No sé cuántas veces, teniéndote en mis brazos, meciéndote para que vuelvas al sueño, he pensado lo mismo. No sé cuántas ya he acabado, casi sin querer, bailando suavemente, imaginando si algún día podría hacerlo así, de verdad, contigo. Y es que, de noche, en silencio, cuando ya sólo escucho tu respiración en mi hombro, es cuando más miedo tengo al mañana.
Nuestra vida era casi perfecta, de película, con nuestro buen trabajo, con tu madre, con tu hermana, sólo nos faltaba un perro en esa casa. Bueno, un perro, sabes que jamás, por mucho que nos gusten. Sólo nos faltaba, entonces, repetir la experiencia de nuestra primera hija, y que viniera otro, otra, lo que sea, y otro más si se tercia. Estábamos encantados, radiantes, disfrutando cada día como si fuésemos la familia modelo. Y nos atrevimos con un bebé. Hubo un primer intento y algo salió mal. Ya te lo contaré, eres muy pequeña para entenderlo.
Pero volvimos a intentarlo. De repente, nos confirmaron que venías tú. Y nuestras caras volvieron a brillar pero más contenidas. Te mimamos desde que nos dieron la noticia, y no había noche que no se acostara tu madre imaginando tu carita en el techo. Comenzaron las revisiones y, con ellas, un raro infierno. Los médicos no lo tenían claro y se contradecían de una consulta a otra hasta que uno de ellos sentenció, y esa sentencia nos puso entre la espada y la pared.
Tu madre ya no tenía que imaginar tu cara, porque te vio por una pantallita. Te vimos y ya no nos podíamos creer que algo fuese mal. No te podíamos sacar de nuestra cabeza. Te aceptamos y nos preparamos para ayudarte en cuanto llegases. Lloramos, lloramos mucho esos meses. Y con todas las lágrimas que derramamos, mojamos sopas y nos las tragamos para que no las vieses.

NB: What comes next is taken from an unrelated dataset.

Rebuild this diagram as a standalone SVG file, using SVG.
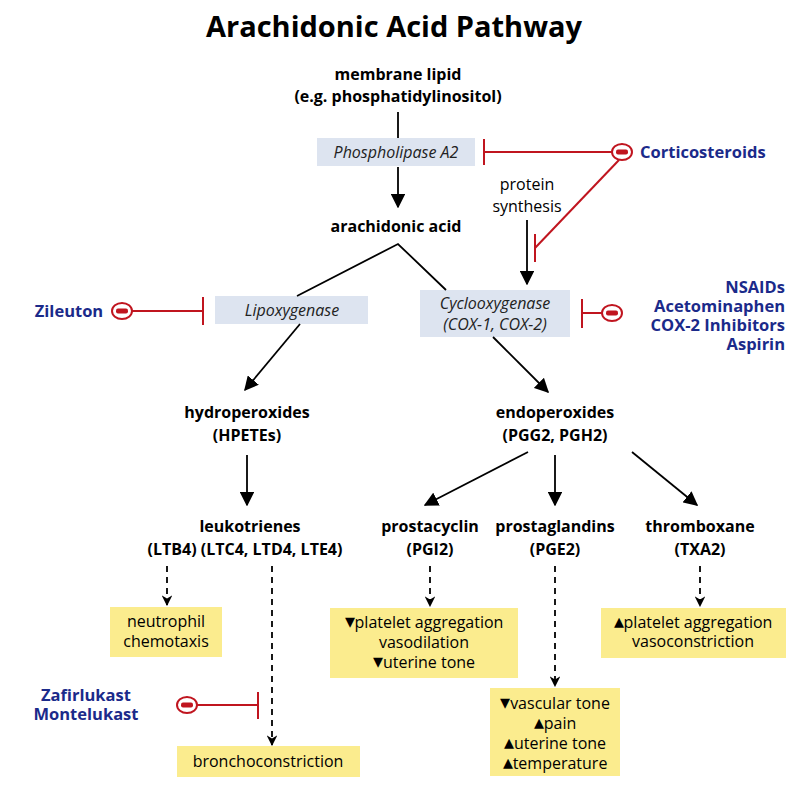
<svg xmlns="http://www.w3.org/2000/svg" width="800" height="800" viewBox="0 0 800 800">
<defs>
<marker id="ah" viewBox="0 0 10 10" refX="9" refY="5" markerWidth="8" markerHeight="8" orient="auto"><path d="M0,0 L10,5 L0,10 z" fill="#000"/></marker>
<marker id="ahs" viewBox="0 0 10 10" refX="9" refY="5" markerWidth="6" markerHeight="6" orient="auto"><path d="M0,0 L10,5 L0,10 L3,5 z" fill="#000"/></marker>
</defs>
<style>
text{font-family:"Open Sans","Liberation Sans",sans-serif;text-anchor:middle;fill:#000}
.t{font-size:29px;font-weight:bold}
.b{font-size:16px;font-weight:bold}
.e{font-size:16px;font-style:italic;fill:#222}
.n{font-size:16px}
.d{font-size:16.5px;font-weight:bold;fill:#1b2a8a}
.tri{font-size:20px}
.blue{fill:#dde4f0}
.y{fill:#fbec8e}
.ln{stroke:#000;stroke-width:1.8;fill:none}
.ar{stroke:#000;stroke-width:1.8;fill:none;marker-end:url(#ah)}
.da{stroke:#000;stroke-width:1.8;fill:none;stroke-dasharray:6,5;marker-end:url(#ahs)}
.r{stroke:#c0151f;stroke-width:2;fill:none}
.rc{stroke:#c0151f;stroke-width:2;fill:#fff}
.rm{fill:#c0151f}
</style>
<rect width="800" height="800" fill="#fff"/>
<text class="t" x="394" y="37">Arachidonic Acid Pathway</text>

<g id="membrane"><text class="b" x="398" y="80">membrane lipid</text><text class="b" x="398" y="102">(e.g. phosphatidylinositol)</text></g>
<g id="pla2"><rect class="blue" x="317" y="138" width="158" height="28"/><text class="e" x="396" y="158">Phospholipase A2</text></g>
<g id="aa"><text class="b" x="396" y="232">arachidonic acid</text></g>
<g id="protein"><text class="n" x="527" y="190">protein</text><text class="n" x="527" y="212">synthesis</text></g>
<g id="lox"><rect class="blue" x="215" y="296" width="153" height="28"/><text class="e" x="292" y="316">Lipoxygenase</text></g>
<g id="cox"><rect class="blue" x="420" y="290" width="150" height="47"/><text class="e" x="495" y="309">Cyclooxygenase</text><text class="e" x="495" y="330">(COX-1, COX-2)</text></g>
<g id="hpete"><text class="b" x="247" y="418">hydroperoxides</text><text class="b" x="247" y="441">(HPETEs)</text></g>
<g id="endo"><text class="b" x="555" y="418">endoperoxides</text><text class="b" x="555" y="441">(PGG2, PGH2)</text></g>
<g id="leuko"><text class="b" x="250" y="532">leukotrienes</text><text class="b" x="245" y="555">(LTB4) (LTC4, LTD4, LTE4)</text></g>
<g id="pgi"><text class="b" x="430" y="532">prostacyclin</text><text class="b" x="430" y="555">(PGI2)</text></g>
<g id="pge"><text class="b" x="555" y="532">prostaglandins</text><text class="b" x="555" y="555">(PGE2)</text></g>
<g id="txa"><text class="b" x="700" y="532">thromboxane</text><text class="b" x="700" y="555">(TXA2)</text></g>

<g id="neutro"><rect class="y" x="110" y="607" width="112" height="50"/><text class="n" x="166" y="627">neutrophil</text><text class="n" x="166" y="647">chemotaxis</text></g>
<g id="broncho"><rect class="y" x="177" y="746" width="183" height="31"/><text class="n" x="268" y="767">bronchoconstriction</text></g>
<g id="pgieff"><rect class="y" x="330" y="608" width="188" height="70"/><text class="n" x="424" y="628"><tspan class="tri">▾</tspan>platelet aggregation</text><text class="n" x="424" y="648">vasodilation</text><text class="n" x="424" y="668"><tspan class="tri">▾</tspan>uterine tone</text></g>
<g id="pgeeff"><rect class="y" x="490" y="688" width="130" height="88"/><text class="n" x="555" y="709"><tspan class="tri">▾</tspan>vascular tone</text><text class="n" x="555" y="729"><tspan class="tri">▴</tspan>pain</text><text class="n" x="555" y="749"><tspan class="tri">▴</tspan>uterine tone</text><text class="n" x="555" y="769"><tspan class="tri">▴</tspan>temperature</text></g>
<g id="txaeff"><rect class="y" x="601" y="608" width="185" height="50"/><text class="n" x="693" y="628"><tspan class="tri">▴</tspan>platelet aggregation</text><text class="n" x="693" y="647">vasoconstriction</text></g>

<g id="cortico"><text class="d" x="640" y="158" style="text-anchor:start">Corticosteroids</text></g>
<g id="nsaids"><text class="d" x="785" y="293" style="text-anchor:end">NSAIDs</text><text class="d" x="785" y="312" style="text-anchor:end">Acetominaphen</text><text class="d" x="785" y="331" style="text-anchor:end">COX-2 Inhibitors</text><text class="d" x="785" y="350" style="text-anchor:end">Aspirin</text></g>
<g id="zileuton"><text class="d" x="69" y="317">Zileuton</text></g>
<g id="zafir"><text class="d" x="86" y="701">Zafirlukast</text><text class="d" x="86" y="720">Montelukast</text></g>

<g id="connectors">
<line class="ln" x1="398" y1="112" x2="398" y2="138"/>
<line class="ar" x1="398" y1="167" x2="398" y2="207"/>
<polyline class="ln" points="297,296 398,244 446,290"/>
<line class="ar" x1="527" y1="220" x2="527" y2="284"/>
<line class="ar" x1="300" y1="324" x2="245" y2="390"/>
<line class="ar" x1="493" y1="337" x2="548" y2="392"/>
<line class="ar" x1="247" y1="455" x2="247" y2="505"/>
<line class="ar" x1="528" y1="452" x2="425" y2="505"/>
<line class="ar" x1="555" y1="455" x2="555" y2="505"/>
<line class="ar" x1="632" y1="452" x2="697" y2="505"/>
<line class="da" x1="167" y1="566" x2="167" y2="605"/>
<line class="da" x1="272" y1="566" x2="272" y2="745"/>
<line class="da" x1="430" y1="566" x2="430" y2="606"/>
<line class="da" x1="555" y1="566" x2="555" y2="686"/>
<line class="da" x1="700" y1="566" x2="700" y2="606"/>
<line class="r" x1="612" y1="152" x2="484" y2="152"/><line class="r" x1="484" y1="139" x2="484" y2="165"/>
<line class="r" x1="619" y1="160" x2="535" y2="248"/><line class="r" x1="535" y1="234" x2="535" y2="262"/>
<line class="r" x1="602" y1="313" x2="582" y2="313"/><line class="r" x1="582" y1="299" x2="582" y2="328"/>
<line class="r" x1="132" y1="311" x2="203" y2="311"/><line class="r" x1="203" y1="297" x2="203" y2="325"/>
<line class="r" x1="197" y1="705" x2="258" y2="705"/><line class="r" x1="258" y1="692" x2="258" y2="719"/>
<g><ellipse class="rc" cx="622" cy="152" rx="10" ry="8"/><rect class="rm" x="616" y="149.5" width="12" height="5" rx="2"/></g>
<g><ellipse class="rc" cx="612" cy="313" rx="10" ry="8"/><rect class="rm" x="606" y="310.5" width="12" height="5" rx="2"/></g>
<g><ellipse class="rc" cx="122" cy="311" rx="10" ry="8"/><rect class="rm" x="116" y="308.5" width="12" height="5" rx="2"/></g>
<g><ellipse class="rc" cx="187" cy="705" rx="10" ry="8"/><rect class="rm" x="181" y="702.5" width="12" height="5" rx="2"/></g>
</g>
</svg>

Perdona, cariño, porque viniste y en lugar de celebrarlo con todas las ganas, nos asustamos. Aún no sé cómo lo hiciste para cambiarnos el gesto. Estabas en tu cunita, en neonatos y no hacías ni un ruido. Todos lloraban, pataleaban, buscaban algo por todas partes y tú ni te inmutabas. Recuerdo haberme pasado los cortos minutos de las visitas acariciándote la manita, mientras seguías dormida tras tu toma de cada calostro que te traía tu madre, y casi ni te movías. La pediatra que te dio el alta nos llegó a decir, bromeando, que eras muy buena, muy tranquila.
Nos costó tiempo, unos meses, para entender cómo funcionaría esto para el resto de nuestras vidas. Tuvimos que bregar con cientos de médicos hasta que conseguimos algo de estabilidad. Estábamos siempre en alerta contigo, hasta que aprendimos a relajarnos y disfrutar de tu persona. Y de qué manera.
Te admiro, ¿sabes? No me extraña que empieces a berrear nada más ver un bata blanca, pero lo que no alcanzo a entender es cómo te repones al momento y nos regalas la más hermosa de tus sonrisas. Parece que sólo buscas nuestros brazos, como tu rincón seguro. Me encanta.
Los adultos no solemos ver las cosas así. En ocasiones nos ponemos nerviosos al más mínimo inconveniente. También berreamos para dentro y todo nos parece vuelto en contra nuestra, y olvidamos hasta cómo sonreír. De mayor, quiero ser como tú.
No te imaginas la que has liado. Tu madre, tu hermana y yo hemos empezado a contar lo feliz que eres a pesar de no tenerlo fácil y están todos encantados. Vamos a hacer algo grande, vamos a hacer una terapia de grupo enorme, contigo con tus amiguillos del cole, ya lo verás.
Lo estás haciendo muy bien, pequeña, eres increíble. Y no sé si mañana bailarás conmigo o no, si llegaré a verte correr para venir en mi busca o si me dirás de una vez “papá”, de veras que no lo sé, tesoro. Sólo te puedo asegurar que, si existe la más mínima posibilidad de que todo eso ocurra, trabajando duro, lo tendrás. Tú no te preocupes y sigue sonriéndome, por favor. Porque puede que nuestra vida fuera casi perfecta, de película, pero resulta que, de repente llegaste tú y ahora es perfecta, de verdad.